_Given information:_
================================

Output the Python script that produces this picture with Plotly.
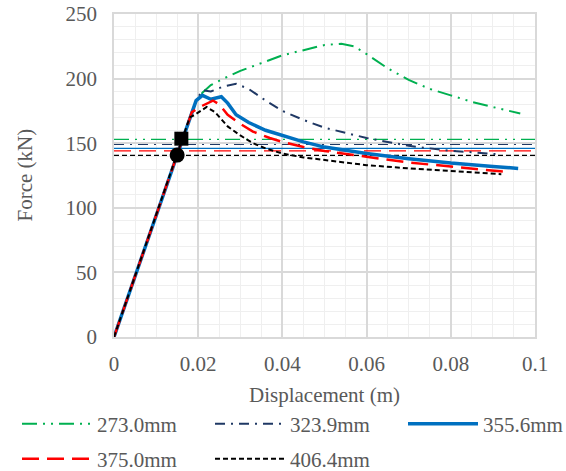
import plotly.graph_objects as go

# ---- data ----
names = ["273.0mm", "323.9mm", "355.6mm", "375.0mm", "406.4mm"]

x_273 = [0, 0.01, 0.0195, 0.021, 0.023, 0.026, 0.03, 0.035, 0.04, 0.045, 0.05, 0.054, 0.057, 0.06, 0.065, 0.07, 0.075, 0.08, 0.085, 0.09, 0.0965]
y_273 = [0, 94, 183, 189, 195, 200, 206, 212, 218, 222, 226, 227, 225, 219, 208, 199, 192, 187, 182, 178, 173]

x_323 = [0, 0.01, 0.0195, 0.021, 0.023, 0.026, 0.029, 0.032, 0.036, 0.04, 0.045, 0.05, 0.055, 0.06, 0.065, 0.07, 0.075, 0.08, 0.085, 0.091]
y_323 = [0, 94, 183, 191, 190, 194, 196, 192, 183, 175, 168, 162, 158, 154, 151, 148, 146, 144, 143, 141.5]

x_355 = [0, 0.01, 0.0195, 0.021, 0.023, 0.0255, 0.027, 0.029, 0.032, 0.036, 0.04, 0.045, 0.05, 0.055, 0.06, 0.07, 0.08, 0.09, 0.096]
y_355 = [0, 94, 183, 187, 184, 186, 181, 172, 166, 160, 156, 151, 147, 144.5, 142, 138, 134.6, 132, 130.5]

x_375 = [0, 0.01, 0.0185, 0.021, 0.0235, 0.025, 0.027, 0.03, 0.033, 0.037, 0.04, 0.045, 0.05, 0.06, 0.07, 0.08, 0.0924]
y_375 = [0, 94, 174, 179, 183, 180, 172, 165, 159, 154, 151, 147, 144, 139.5, 135, 132, 128]

x_406 = [0, 0.01, 0.018, 0.0192, 0.022, 0.024, 0.027, 0.03, 0.033, 0.036, 0.04, 0.045, 0.05, 0.06, 0.07, 0.08, 0.092]
y_406 = [0, 94, 170, 172, 178, 174, 163, 156, 150, 146, 142, 139, 137, 133, 130.5, 128.5, 126]

ref_levels = [153, 149, 146, 144, 140.5]   # horizontal reference lines (kN)
ref_x = [0, 0.1]

square_pt = (0.016, 153.5)
circle_pt = (0.015, 140.8)

x_ticks = [0, 0.02, 0.04, 0.06, 0.08, 0.1]
x_tick_text = ["0", "0.02", "0.04", "0.06", "0.08", "0.1"]
y_ticks = [0, 50, 100, 150, 200, 250]

x_title = "Displacement (m)"
y_title = "Force (kN)"

# ---- styles ----
colors = ["#00B050", "#1F3864", "#0070C0", "#FF0000", "#000000"]
dashes = ["15px,6px,2px,6px,2px,6px", "10px,6px,2px,6px", "solid", "17px,8px", "5px,3px"]
widths = [2, 2, 3.5, 2.5, 2]

W, H = 566, 471
ML, MR, MT, MB = 114, 31, 14, 134

# legend placement (one small legend per entry, laid out as 3 + 2), figure px
leg_x_px = [17, 210, 403, 17, 210]
leg_y_px = [424, 424, 424, 459, 459]

xs = [x_273, x_323, x_355, x_375, x_406]
ys = [y_273, y_323, y_355, y_375, y_406]

FONT = "Liberation Serif, Times New Roman, serif"
GREY = "#595959"

fig = go.Figure()

for i in range(5):
    fig.add_trace(go.Scatter(
        x=ref_x, y=[ref_levels[i]] * 2, mode="lines",
        line=dict(color=colors[i], width=1.2, dash=dashes[i]),
        showlegend=False, hoverinfo="skip"))

leg_ids = ["legend", "legend2", "legend3", "legend4", "legend5"]
for i in range(5):
    fig.add_trace(go.Scatter(
        x=xs[i], y=ys[i], mode="lines", name=names[i], legend=leg_ids[i],
        line=dict(color=colors[i], width=widths[i], dash=dashes[i])))

fig.add_trace(go.Scatter(x=[square_pt[0]], y=[square_pt[1]], mode="markers",
                         marker=dict(symbol="square", size=14, color="black"),
                         showlegend=False))
fig.add_trace(go.Scatter(x=[circle_pt[0]], y=[circle_pt[1]], mode="markers",
                         marker=dict(symbol="circle", size=15, color="black"),
                         showlegend=False))

legends = {}
for i in range(5):
    legends[leg_ids[i]] = dict(
        xref="container", yref="container",
        x=leg_x_px[i] / W, y=1 - leg_y_px[i] / H,
        xanchor="left", yanchor="middle",
        itemwidth=70, bgcolor="rgba(0,0,0,0)",
        font=dict(family=FONT, size=21, color=GREY))

plot_w = W - ML - MR

fig.update_layout(
    width=W, height=H,
    margin=dict(l=ML, r=MR, t=MT, b=MB, autoexpand=False),
    paper_bgcolor="white", plot_bgcolor="white",
    font=dict(family=FONT, size=21, color=GREY),
    xaxis=dict(range=[0, 0.1], tickvals=x_ticks, ticktext=x_tick_text, automargin=True,
               showgrid=True, gridcolor="#D9D9D9", gridwidth=1.5,
               minor=dict(dtick=0.005, showgrid=True, gridcolor="#EFEFEF", gridwidth=1),
               showline=True, linecolor="#D9D9D9", linewidth=1.5, mirror=True,
               zeroline=False, ticks="", ticklabelstandoff=7, ticklabeloverflow="allow",
               title=dict(text=x_title, standoff=12, font=dict(size=21))),
    yaxis=dict(range=[0, 250], tickvals=y_ticks, automargin=True,
               showgrid=True, gridcolor="#D9D9D9", gridwidth=1.5,
               minor=dict(dtick=10, showgrid=True, gridcolor="#EFEFEF", gridwidth=1),
               showline=True, linecolor="#D9D9D9", linewidth=1.5, mirror=True,
               zeroline=False, ticks="", ticklabelstandoff=11, ticklabeloverflow="allow"),
    annotations=[dict(text=y_title, textangle=-90, showarrow=False,
                      xref="paper", yref="paper", x=(24 - ML) / plot_w, y=0.5,
                      xanchor="center", yanchor="middle",
                      font=dict(family=FONT, size=21, color=GREY))],
    **legends,
)

# remove the page's default body margin so the 566x471 figure fills the window
fig.write_html("out.html",
               config={"displayModeBar": False},
               post_script="document.body.style.margin='0';document.body.style.overflow='hidden';")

================================

_What this task involves:_ Repeat the lines exactly as they stand, from the opening line of the data through the line with "ref_x = [0, 0.1]". Pictures stay out of the copy.

_Full output:_
Output the Python script that produces this picture with Plotly.
import plotly.graph_objects as go

# ---- data ----
names = ["273.0mm", "323.9mm", "355.6mm", "375.0mm", "406.4mm"]

x_273 = [0, 0.01, 0.0195, 0.021, 0.023, 0.026, 0.03, 0.035, 0.04, 0.045, 0.05, 0.054, 0.057, 0.06, 0.065, 0.07, 0.075, 0.08, 0.085, 0.09, 0.0965]
y_273 = [0, 94, 183, 189, 195, 200, 206, 212, 218, 222, 226, 227, 225, 219, 208, 199, 192, 187, 182, 178, 173]

x_323 = [0, 0.01, 0.0195, 0.021, 0.023, 0.026, 0.029, 0.032, 0.036, 0.04, 0.045, 0.05, 0.055, 0.06, 0.065, 0.07, 0.075, 0.08, 0.085, 0.091]
y_323 = [0, 94, 183, 191, 190, 194, 196, 192, 183, 175, 168, 162, 158, 154, 151, 148, 146, 144, 143, 141.5]

x_355 = [0, 0.01, 0.0195, 0.021, 0.023, 0.0255, 0.027, 0.029, 0.032, 0.036, 0.04, 0.045, 0.05, 0.055, 0.06, 0.07, 0.08, 0.09, 0.096]
y_355 = [0, 94, 183, 187, 184, 186, 181, 172, 166, 160, 156, 151, 147, 144.5, 142, 138, 134.6, 132, 130.5]

x_375 = [0, 0.01, 0.0185, 0.021, 0.0235, 0.025, 0.027, 0.03, 0.033, 0.037, 0.04, 0.045, 0.05, 0.06, 0.07, 0.08, 0.0924]
y_375 = [0, 94, 174, 179, 183, 180, 172, 165, 159, 154, 151, 147, 144, 139.5, 135, 132, 128]

x_406 = [0, 0.01, 0.018, 0.0192, 0.022, 0.024, 0.027, 0.03, 0.033, 0.036, 0.04, 0.045, 0.05, 0.06, 0.07, 0.08, 0.092]
y_406 = [0, 94, 170, 172, 178, 174, 163, 156, 150, 146, 142, 139, 137, 133, 130.5, 128.5, 126]

ref_levels = [153, 149, 146, 144, 140.5]   # horizontal reference lines (kN)
ref_x = [0, 0.1]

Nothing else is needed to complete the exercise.